- If you are in range of Pennsic, there's a vendor there called Yumi who
specializes in Japanese archery. Also, many of my colleagues in Clan
YamaKaminari have experience with Japanese archery, both in target
shooting and in SCA combat - stop by our camp if you make it to
Pennsic and we can find someone to talk with you about it.
- I've done ZNKR Kyudo (at the Indiana Kyudo Renmei), Heki Ryu Bishu Chikurin-ha Kyudo, and modern western-style sport archery. I still practice them all, but am not currently taking instruction in any. I did enjoy my training in Indiana, but it was a long drive from Chicago. For someone with not much patience, it might be a good way to learn and practice patience.
Kyujutsu is theoretically more combat oriented than Kyudo, but it's not a hard and fast rule. With no enemies to shoot at for the past 400 years, all the -jutsu arts have become very similar to the -do arts. I have been working on removing the ritual from the Kyudo I know to see how it might work as a martial art.
I disagree that western and Japanese archery are so different. So many of the basics are the same (relax your shoulders and hands, use your back instead of your arms, be consistent in your movements, don't hurry your movements, etc.). The differences are in the details (use your fingers or your thumb, arrow on the left or on the right, pull to the midbody or full arm length, pull from the front or from above, etc.). If I shoot both western and Japanese on the same day, it takes me a moment to get used to each one, but then I can easily switch back and forth. I particularly don't like the modern Kyudo glove, though. I wear a thick leather gardening glove now. I wouldn't have to remove it if I had to switch to my sword and if I decided to remove it, it would take 2 seconds instead of 2 minutes. I hear the Yabusame gloves are much softer, thinner, and more flexible, so I might see if I can find one of those the next time I'm in Japan.

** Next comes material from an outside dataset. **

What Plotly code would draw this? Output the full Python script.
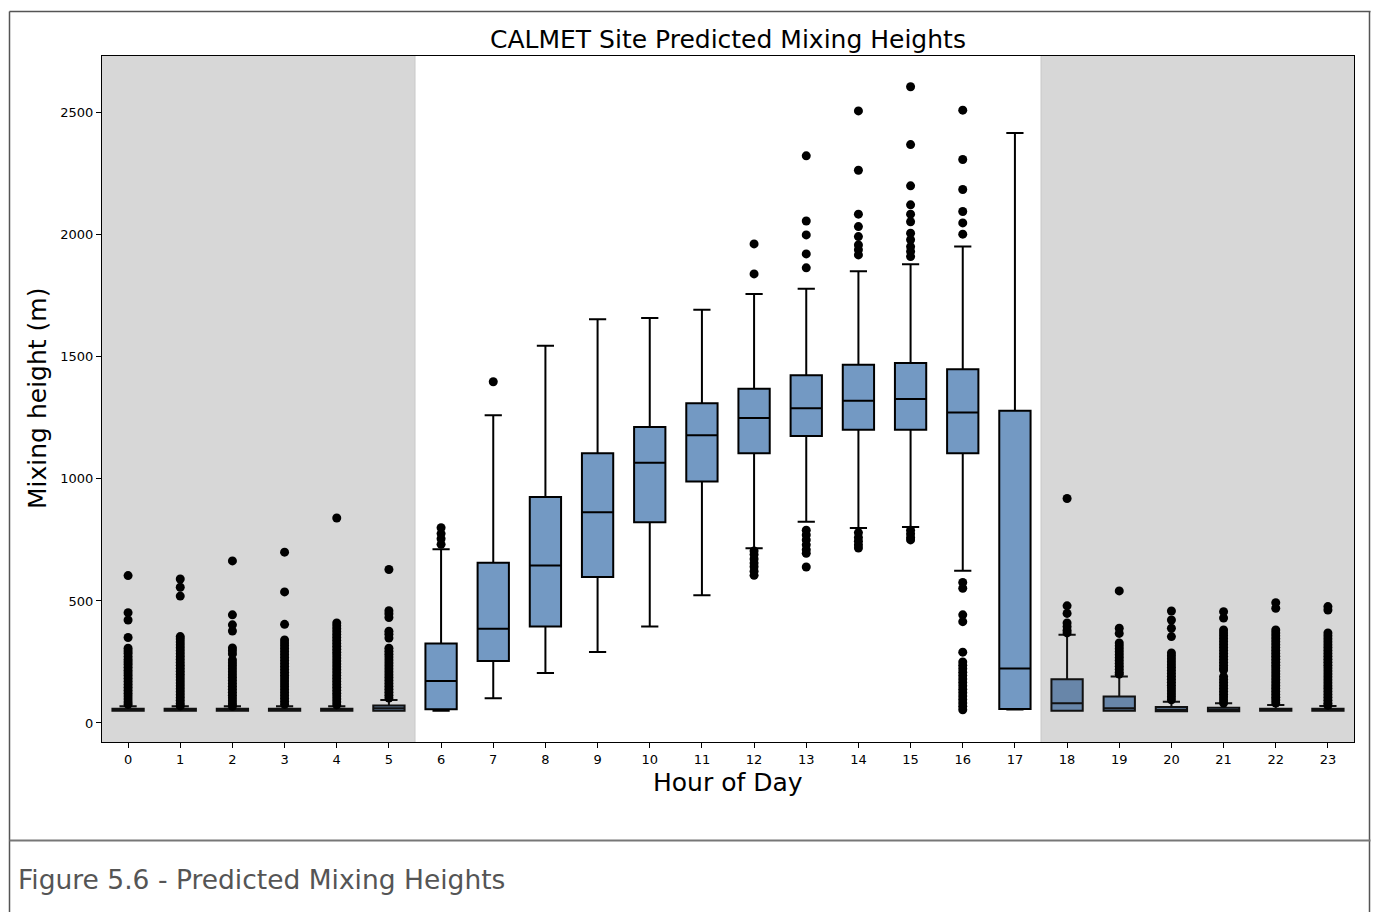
import plotly.graph_objects as go

hours = list(range(24))
tick_labels = [str(h) for h in hours]

q1 =     [50, 50, 50, 50, 50, 50, 56, 254, 395, 598, 822, 989, 1105, 1176, 1201, 1201, 1105, 57, 50, 50, 48, 48, 50, 50]
median = [52, 52, 52, 52, 52, 60, 172, 386, 645, 863, 1066, 1179, 1250, 1290, 1320, 1328, 1272, 223, 81, 60, 54, 53, 52, 52]
q3 =     [58, 58, 58, 58, 58, 72, 326, 656, 926, 1105, 1213, 1310, 1369, 1425, 1468, 1475, 1449, 1279, 179, 108, 65, 62, 58, 58]
lower =  [50, 50, 50, 50, 50, 50, 50, 101, 205, 291, 395, 523, 716, 824, 799, 803, 624, 55, 50, 50, 48, 48, 50, 50]
upper =  [68, 68, 68, 68, 68, 94, 712, 1261, 1546, 1654, 1659, 1693, 1758, 1779, 1851, 1880, 1952, 2417, 361, 190, 87, 81, 74, 70]

outliers = [
    [604, 452, 422, 350, 306, 295, 285, 272, 260, 250, 240, 228, 216, 205, 194, 182, 170, 158, 146, 134, 122, 110, 98, 86, 76],
    [590, 556, 520, 354, 344, 332, 320, 308, 296, 284, 272, 260, 248, 236, 224, 212, 200, 188, 176, 164, 152, 140, 128, 116, 104, 92, 80, 70],
    [664, 443, 402, 377, 307, 296, 283, 258, 246, 234, 222, 210, 198, 186, 174, 162, 150, 138, 126, 114, 102, 90, 78, 68],
    [700, 537, 404, 340, 328, 316, 304, 292, 280, 268, 256, 244, 232, 220, 208, 196, 184, 172, 160, 148, 136, 124, 112, 100, 88, 76],
    [840, 410, 398, 386, 374, 362, 350, 338, 326, 314, 302, 290, 278, 266, 254, 242, 230, 218, 206, 194, 182, 170, 158, 146, 134, 122, 110, 98, 86, 74],
    [629, 460, 448, 432, 376, 364, 348, 306, 294, 282, 270, 258, 246, 234, 222, 210, 198, 186, 174, 162, 150, 138, 126, 114, 102],
    [800, 776, 755, 732],
    [1398],
    [],
    [],
    [],
    [],
    [1963, 1840, 705, 690, 672, 655, 640, 622, 605],
    [2324, 2057, 2000, 1922, 1865, 790, 770, 750, 730, 710, 695, 639],
    [2508, 2265, 2085, 2034, 1993, 1959, 1939, 1918, 780, 760, 745, 730, 717],
    [2607, 2370, 2201, 2123, 2085, 2054, 2007, 1980, 1952, 1932, 1911, 790, 775, 760, 750],
    [2511, 2309, 2186, 2096, 2049, 2003, 576, 552, 443, 415, 290, 250, 236, 222, 208, 194, 180, 166, 152, 138, 124, 110, 96, 82, 68, 54],
    [],
    [920, 480, 449, 410, 395, 380, 369],
    [541, 388, 367, 328, 316, 304, 292, 280, 268, 256, 244, 232, 220, 208, 200],
    [459, 422, 388, 354, 287, 275, 263, 251, 239, 227, 215, 203, 191, 179, 167, 155, 143, 131, 119, 107, 95],
    [456, 430, 381, 369, 357, 345, 333, 321, 309, 297, 285, 273, 261, 249, 237, 225, 217, 190, 178, 166, 154, 142, 130, 118, 106, 94, 82],
    [493, 470, 381, 369, 357, 345, 333, 321, 309, 297, 285, 273, 261, 249, 237, 225, 213, 201, 189, 177, 165, 153, 141, 129, 117, 105, 94, 82],
    [477, 463, 369, 357, 345, 333, 321, 309, 297, 285, 273, 261, 249, 237, 225, 213, 201, 189, 177, 165, 153, 141, 129, 117, 105, 93, 81, 72],
]

night_spans = [(-0.5, 5.5), (17.5, 23.5)]

title_text = "CALMET Site Predicted Mixing Heights"
x_title = "Hour of Day"
y_title = "Mixing height (m)"
caption = "Figure 5.6 - Predicted Mixing Heights"

FONT = "DejaVu Sans"
DAY_FILL = "#7399C3"
NIGHT_FILL = "#6886A9"

def is_night(h):
    return any(a < h < b for a, b in night_spans)

fig = go.Figure()

for night, fill in [(False, DAY_FILL), (True, NIGHT_FILL)]:
    idx = [i for i, h in enumerate(hours) if is_night(h) == night]
    fig.add_trace(go.Box(
        x=[hours[i] for i in idx],
        q1=[q1[i] for i in idx], median=[median[i] for i in idx], q3=[q3[i] for i in idx],
        lowerfence=[lower[i] for i in idx], upperfence=[upper[i] for i in idx],
        width=0.6, whiskerwidth=0.55,
        fillcolor=fill, line=dict(color="black" if not night else "#111111", width=2),
        boxpoints=False, showlegend=False,
    ))

ox, oy = [], []
for h, vals in zip(hours, outliers):
    for v in vals:
        ox.append(h)
        oy.append(v)

fig.add_trace(go.Scatter(
    x=ox, y=oy, mode="markers",
    marker=dict(color="black", size=9, line=dict(width=0)),
    showlegend=False,
))

W, H = 1373, 912
L, R, T, B = 102, 1373 - 1354, 56, 912 - 742
pw, ph = W - L - R, H - T - B

def px(x):
    return (x - L) / pw

def py(y):
    return (H - B - y) / ph

shapes = []
for a, b in night_spans:
    shapes.append(dict(type="rect", xref="x", yref="paper", x0=a, x1=b, y0=0, y1=1,
                       fillcolor="#D7D7D7", line=dict(width=0), layer="below"))
shapes += [
    dict(type="line", xref="x", yref="paper", x0=5.5, x1=5.5, y0=0, y1=1,
         line=dict(color="#C8C8C8", width=1), layer="below"),
    dict(type="line", xref="x", yref="paper", x0=17.5, x1=17.5, y0=0, y1=1,
         line=dict(color="#C8C8C8", width=1), layer="below"),
    # outer frame
    dict(type="line", xref="paper", yref="paper", x0=px(9.5), x1=px(1370.5), y0=py(11.5), y1=py(11.5),
         line=dict(color="#555555", width=1.5)),
    dict(type="line", xref="paper", yref="paper", x0=px(9.5), x1=px(9.5), y0=py(11.5), y1=py(930),
         line=dict(color="#555555", width=1.5)),
    dict(type="line", xref="paper", yref="paper", x0=px(1369.5), x1=px(1369.5), y0=py(11.5), y1=py(930),
         line=dict(color="#555555", width=1.5)),
    dict(type="line", xref="paper", yref="paper", x0=px(9.5), x1=px(1370.5), y0=py(840.5), y1=py(840.5),
         line=dict(color="#777777", width=2)),
]

annotations = [
    dict(text=title_text, x=0.5, y=py(39), xref="paper", yref="paper", showarrow=False,
         xanchor="center", yanchor="middle", font=dict(family=FONT, size=25, color="black")),
    dict(text=x_title, x=0.5, y=py(782), xref="paper", yref="paper", showarrow=False,
         xanchor="center", yanchor="middle", font=dict(family=FONT, size=25, color="black")),
    dict(text=y_title, x=px(37), y=py(399), xref="paper", yref="paper", showarrow=False,
         xanchor="center", yanchor="middle", textangle=-90, font=dict(family=FONT, size=25, color="black")),
    dict(text=caption, x=px(16), y=py(880), xref="paper", yref="paper", showarrow=False,
         xanchor="left", yanchor="middle", font=dict(family=FONT, size=26.5, color="#555555")),
]

fig.update_layout(
    width=W, height=H,
    margin=dict(l=L, r=R, t=T, b=B),
    paper_bgcolor="white", plot_bgcolor="white",
    font=dict(family=FONT, color="black"),
    shapes=shapes, annotations=annotations,
    showlegend=False,
)

fig.update_xaxes(
    range=[-0.5, 23.5], tickmode="array", tickvals=hours, ticktext=tick_labels,
    showgrid=False, zeroline=False, showline=True, mirror=True, linecolor="black", linewidth=1,
    ticks="outside", ticklen=5, tickcolor="black", tickfont=dict(size=13, family=FONT, color="black"),
)
fig.update_yaxes(
    range=[-78, 2733], tickmode="array", tickvals=[0, 500, 1000, 1500, 2000, 2500],
    showgrid=False, zeroline=False, showline=True, mirror=True, linecolor="black", linewidth=1,
    ticks="outside", ticklen=5, tickcolor="black", tickfont=dict(size=13, family=FONT, color="black"),
)

fig.write_html(
    "out.html",
    config={"displayModeBar": False},
    post_script="document.body.style.margin='0px';document.body.style.overflow='hidden';",
)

But I can't speak to how any of it works for historical accuracy or SCA purposes.
- --- In email@example.com, Chibasama Ryúichiro <chiba@...> wrote:
>This I doubt. Archeological evidence shows asymmetrical bows buried in graves before the horse was introduced into Japan. The design predates the horse.
> While they are very well used kneeling, the design of the yumi was for use
> on a horseback.
> Live, Love, Learn!
- On Mon, Feb 7, 2011 at 10:40 AM, chagin1 <chagin1@...> wrote:
>Can you come up with dates and cites? I'd be interested in what you
> This I doubt. Archeological evidence shows asymmetrical bows buried in graves before the horse was introduced into Japan. The design predates the horse.
have, because that isn't a claim I recall seeing before.
From what I can see, the assymetric bow occurs across central Eurasia,
in one form or another--I'm not sure what the oldest dates of bows and
horses are, though. I've also seen some theories that it has more to
do with power generation than it has to do with horseback riding.